How the hell does one review erotica? I’ve tried a couple of times in the past, notably on two other Jean-Marie Pallardy features. Not a lot of critical thought went into those, let me tell you. Years back, I also wrote up a softcore mummy story, and pissed off the director because I didn’t give it the respect it deserved.
(For reference, my favorite part of that particular flick was in the commentary track, when the director said something along the lines of: “It had been awhile since we showed tits, so I told the actress to go topless in this scene.”)

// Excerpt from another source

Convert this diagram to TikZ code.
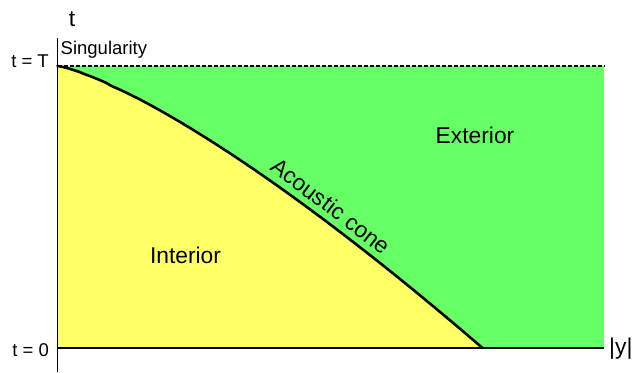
\documentclass[tikz,border=0pt]{standalone}
\usepackage{fontspec}
\setmainfont{Liberation Sans}
\definecolor{extgreen}{HTML}{66FF66}
\definecolor{intyellow}{HTML}{FFFF66}
\begin{document}
\begin{tikzpicture}[x=1pt,y=1pt,
  lbl/.style={inner sep=0pt,font=\fontsize{22.8}{24}\selectfont},
  smalllbl/.style={inner sep=0pt,font=\fontsize{18.5}{20}\selectfont},
  axisline/.style={line width=1pt,black},
  conecurve/.style={line width=2.6pt,black},
  sing/.style={line width=1.3pt,black,dash pattern=on 4pt off 2pt}]
\useasboundingbox (0,0) rectangle (636,372);
\coordinate (O) at (57.5,24);
\coordinate (S) at (57.5,306);
\coordinate (E) at (483,24);
\coordinate (R) at (604,24);
\coordinate (RT) at (604,306);
\coordinate (Vtop) at (57.5,334);
\coordinate (Vbot) at (57.5,0);
% exterior region
\fill[extgreen] (O) rectangle (RT);
% interior region
\fill[intyellow] (O) -- (S) -- plot[domain=0:425,samples=80] ({57.5+\x},{306-282*(\x/425)^1.3}) -- cycle;
% singularity line
\draw[sing] (S) -- (RT);
% axes
\draw[axisline] (Vbot) -- (Vtop);
\draw[line width=1.6pt] (O) -- (E);
\draw[line width=2.6pt] (E) -- (R);
% acoustic cone
\draw[conecurve,line cap=round] plot[domain=0:425,samples=80] ({57.5+\x},{306-282*(\x/425)^1.3});
% labels
\node[lbl] (tlab) at (72,353) {t};
\node[lbl,anchor=west] (ylab) at (609,23) {|y|};
\node[smalllbl,anchor=west] (singlab) at (60.5,322) {Singularity};
\node[smalllbl,anchor=east] (tT) at (49,311) {t = T};
\node[smalllbl,anchor=east] (t0) at (49,22) {t = 0};
\node[lbl] (extlab) at (475,237) {Exterior};
\node[lbl] (intlab) at (185.5,117) {Interior};
\node[lbl,rotate=-37.5] (conelab) at (331,166) {Acoustic cone};
\end{tikzpicture}
\end{document}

With My Body Burns, I don’t think I can quite take the aloof, ironic angle, because it’s honestly trying to do something a bit more than titillate. A plot holds the thing together, which came as a surprise. Enough of one that I might be tempted to call this thing an “erotic thriller,” and thus feel a bit less guilty about having watched it after work while my pregnant wife did the dishes in the next room.
That kinda makes me wish My Body Burns was worth it. I feel as though I ought to consider this thing as exactly what it set out to be: low-budget, ripped-from-the-headlines crime steeped in sexual politics. I… I just can’t. For one thing, instead of the original language dialogue, the disc is stuck on crappy dubbed English, which makes a hash of both pacing and character interaction.
For another thing, shit like this happens:
For when running across a beach just doesn’t produce enough jiggling.
I pick on erotica as much as possible, at least around here, because I’m half-heartedly convinced it has no critical value, and I don’t have the curiosity to investigate enough to convince myself further. That’s not to say I don’t appreciate the stuff, in my own private way.
Private until I can figure out this webcam, anyway.
That said, the analytical portion of my mind is at least partly fascinated by erotica (and pornography) as a social force. That a story like My Body Burns could ever be considered controversial makes me feel like a newborn. By the time I, uh, “blossomed” the Internet had come to town. A little creative age verification set me up so that I was exposed both to images of nudity and concepts of promiscuous sexuality at a young age. Homosexuality, sex as a commodity, bondage — these things didn’t even get the chance to shock me, since I was at such a pliable age when I first encountered them.
Hell, you’d shave off your sideburns too, if it meant sweet French bosom.
“Sexual revolution” means next-to-nothing to me, aside from representing a historical artifact. All these gives me an abstract view of what porn does. Not what you do with porn, but what that facet of free expression does to the world. I admire envelope-pushers, and see their work as not so much leading the way as stretching the elasticity of what is acceptable and respectable.
That’s the extent of the tenuous connection I’ve managed to form to the context of My Body Burns. It’s a curiosity, a remnant of a time when the subject material here might be considered exploitative and provocative rather than dramatic or deeply human. These days, it’s hard to see it as anything more than a poorly-translated, New Wave-aping story about a tragic love triangle. I honestly wish I could see it in a different light, or maybe a different time.
“Get back here, Ellison! Quit being mean and naked!“
The very same supplementary material provided on the other Classics of French Erotica discs, including an hour-long featurette on Pallardy, a number of photograph’s from Pallardy’s personal collection, and trailers.